>> Start

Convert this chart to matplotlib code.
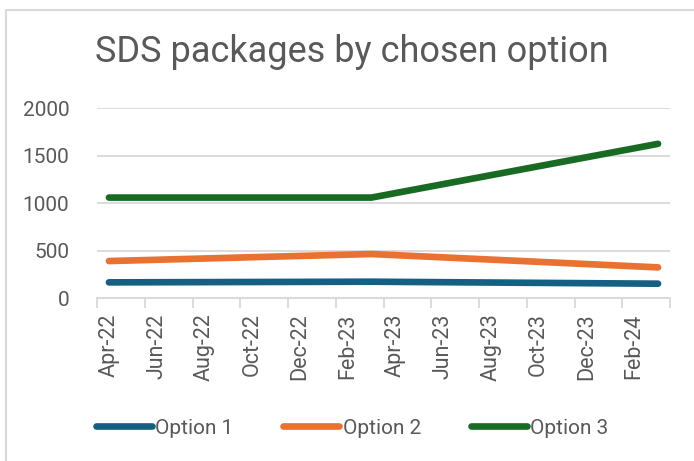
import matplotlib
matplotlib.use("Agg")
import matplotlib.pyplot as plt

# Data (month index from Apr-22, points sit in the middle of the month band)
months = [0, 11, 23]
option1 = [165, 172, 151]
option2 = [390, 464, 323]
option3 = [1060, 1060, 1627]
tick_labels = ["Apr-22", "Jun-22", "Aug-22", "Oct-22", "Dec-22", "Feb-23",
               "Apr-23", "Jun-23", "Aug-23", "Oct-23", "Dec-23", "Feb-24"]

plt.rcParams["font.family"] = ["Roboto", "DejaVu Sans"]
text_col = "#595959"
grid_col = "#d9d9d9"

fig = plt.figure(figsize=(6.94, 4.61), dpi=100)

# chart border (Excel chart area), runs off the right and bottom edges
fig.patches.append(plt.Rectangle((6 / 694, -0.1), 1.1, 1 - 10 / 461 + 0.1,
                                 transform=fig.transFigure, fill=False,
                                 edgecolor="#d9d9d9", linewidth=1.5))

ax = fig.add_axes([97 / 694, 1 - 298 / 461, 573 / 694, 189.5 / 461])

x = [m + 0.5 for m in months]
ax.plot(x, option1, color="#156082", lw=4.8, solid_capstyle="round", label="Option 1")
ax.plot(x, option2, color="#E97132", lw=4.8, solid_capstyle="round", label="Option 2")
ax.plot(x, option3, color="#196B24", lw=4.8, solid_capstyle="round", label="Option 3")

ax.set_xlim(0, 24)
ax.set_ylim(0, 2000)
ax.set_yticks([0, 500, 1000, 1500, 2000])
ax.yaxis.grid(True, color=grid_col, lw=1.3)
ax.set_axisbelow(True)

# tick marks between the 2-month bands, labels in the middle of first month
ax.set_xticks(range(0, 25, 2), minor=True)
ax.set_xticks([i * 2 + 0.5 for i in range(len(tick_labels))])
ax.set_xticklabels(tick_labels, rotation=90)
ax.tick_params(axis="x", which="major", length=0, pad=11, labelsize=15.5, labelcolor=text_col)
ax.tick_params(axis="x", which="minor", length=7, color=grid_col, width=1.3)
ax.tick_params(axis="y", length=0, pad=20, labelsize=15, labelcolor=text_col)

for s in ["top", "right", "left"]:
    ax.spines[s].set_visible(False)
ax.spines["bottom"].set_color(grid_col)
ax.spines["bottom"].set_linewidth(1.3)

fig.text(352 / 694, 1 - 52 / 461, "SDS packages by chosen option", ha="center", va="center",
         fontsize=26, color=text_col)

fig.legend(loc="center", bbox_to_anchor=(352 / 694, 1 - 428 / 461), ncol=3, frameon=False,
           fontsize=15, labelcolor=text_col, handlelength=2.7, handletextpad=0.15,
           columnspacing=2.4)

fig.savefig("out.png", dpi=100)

>> End

Goal of the exercise:
Say the number of lines in the listing that hold "matplotlib", with no added words.

Worked solution:
4